The airline fell as much as 1.5 percent to 3.19 ringgit in Kuala Lumpur trading, and changed hands at 3.22 ringgit as of 9:45 a.m. The stock has jumped 25 percent this year, outperforming a 5.7 percent gain in the benchmark FTSE Bursa Malaysia KLCI Index.
The carrier said jet fuel costs rose 18 percent in the quarter to 523 million ringgit, while aircraft lease expense climbed 11 percent to 44.7 million ringgit. AirAsia also had a foreign exchange loss of 37.7 million ringgit on its borrowings, compared with a gain of 88 million ringgit a year earlier.
Such expenses eroded gains from carrying more passengers and charging higher fares. AirAsia’s passenger numbers rose 7 percent to 5.2 million in the period, and average fares increased by 2 percent, according to the statement.
The group is awaiting approval and hopes to start operations in India in the fourth quarter, Fernandes said in an interview today. The India unit, being set up in partnership with the Tata Group, will help AirAsia tap into a region that International Air Transport Association expects to become the world’s fastest-growing aviation market after Kazakhstan by 2016.
In March, AirAsia acquired the stake in Zest in the Philippines. The airline is expanding as the entry of Singapore Air’s Scoot and PT Lion Mentari Airlines’ Malaysian venture Malindo Airways boosts competition in the region.

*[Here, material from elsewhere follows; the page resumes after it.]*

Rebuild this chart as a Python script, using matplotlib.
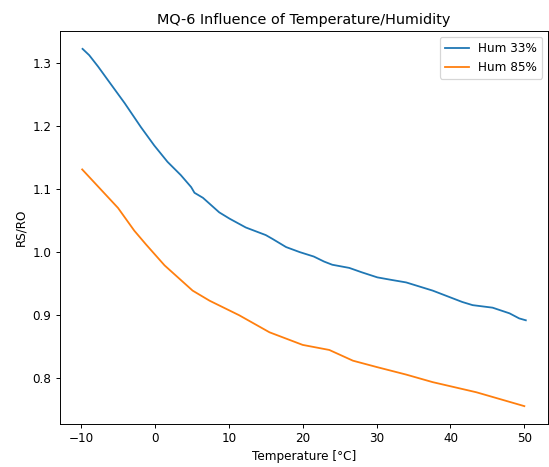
import matplotlib
matplotlib.use("Agg")
import matplotlib.pyplot as plt

temp_33 = [-9.8, -8.9, -7.7, -6.4, -4.1, -1.9, -0.1, 1.7, 3.5, 4.9, 5.35, 6.5, 8.7, 10.1,
           12.3, 15.0, 15.9, 17.75, 19.6, 21.5, 22.9, 24.0, 26.3, 28.0, 30.1, 32.0, 34.0,
           37.6, 41.6, 43.0, 45.7, 48.0, 49.3, 50.2]
rs_33 = [1.322, 1.312, 1.294, 1.273, 1.236, 1.198, 1.169, 1.143, 1.122, 1.103, 1.094, 1.086,
         1.063, 1.053, 1.039, 1.027, 1.021, 1.008, 1.000, 0.993, 0.985, 0.980, 0.975, 0.968,
         0.960, 0.956, 0.952, 0.939, 0.921, 0.916, 0.912, 0.903, 0.895, 0.892]

temp_85 = [-9.85, -5.0, -2.8, -1.2, 1.3, 5.1, 7.4, 11.4, 15.5, 20.0, 23.6, 26.8, 30.0,
           34.0, 37.6, 43.5, 50.0]
rs_85 = [1.131, 1.070, 1.034, 1.012, 0.979, 0.939, 0.923, 0.900, 0.873, 0.853, 0.845,
         0.828, 0.818, 0.806, 0.794, 0.778, 0.756]

DPI = 86.4
fig = plt.figure(figsize=(549 / DPI, 467 / DPI), dpi=DPI)
ax = fig.add_axes([60 / 549, 1 - 424 / 467, 488 / 549, 393 / 467])
ax.plot(temp_33, rs_33, label="Hum 33%")
ax.plot(temp_85, rs_85, label="Hum 85%")
ax.set_title("MQ-6 Influence of Temperature/Humidity")
ax.set_xlabel("Temperature [°C]")
ax.set_ylabel("RS/RO")
ax.set_xticks([-10, 0, 10, 20, 30, 40, 50])
ax.set_yticks([0.8, 0.9, 1.0, 1.1, 1.2, 1.3])
ax.legend(loc="upper right")
fig.savefig("out.png", dpi=DPI)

AirAsia is also expanding its fleet. In December, the airline ordered 100 Airbus A320s valued at $9.4 billion, in addition to the 200 it had agreed in 2011 to purchase.
The group currently has 124 Airbus A320 aircraft in its fleet, compared with 118 at the end of 2012. While capacity went up by 9 percent in the first quarter, the carrier filled 79 percent of its seats, down by one percentage points.
The group’s long-haul arm AirAsia X Bhd. is aiming to raise as much as $300 million through a Malaysian initial public offering. The five year-old airline plans to offer 790.1 million shares to raise between $250 million and $300 million to help finance aircraft purchase.
The share sale is the second of the three proposed listings by AirAsia’s affiliates. Asia Aviation Pcl (AAV), the parent of Thai AirAsia Co., was the group’s first affiliate airline to sell shares, debuting in Bangkok’s stock exchange last year. Its Indonesian unit will also go public in the third quarter, Fernandes said in February.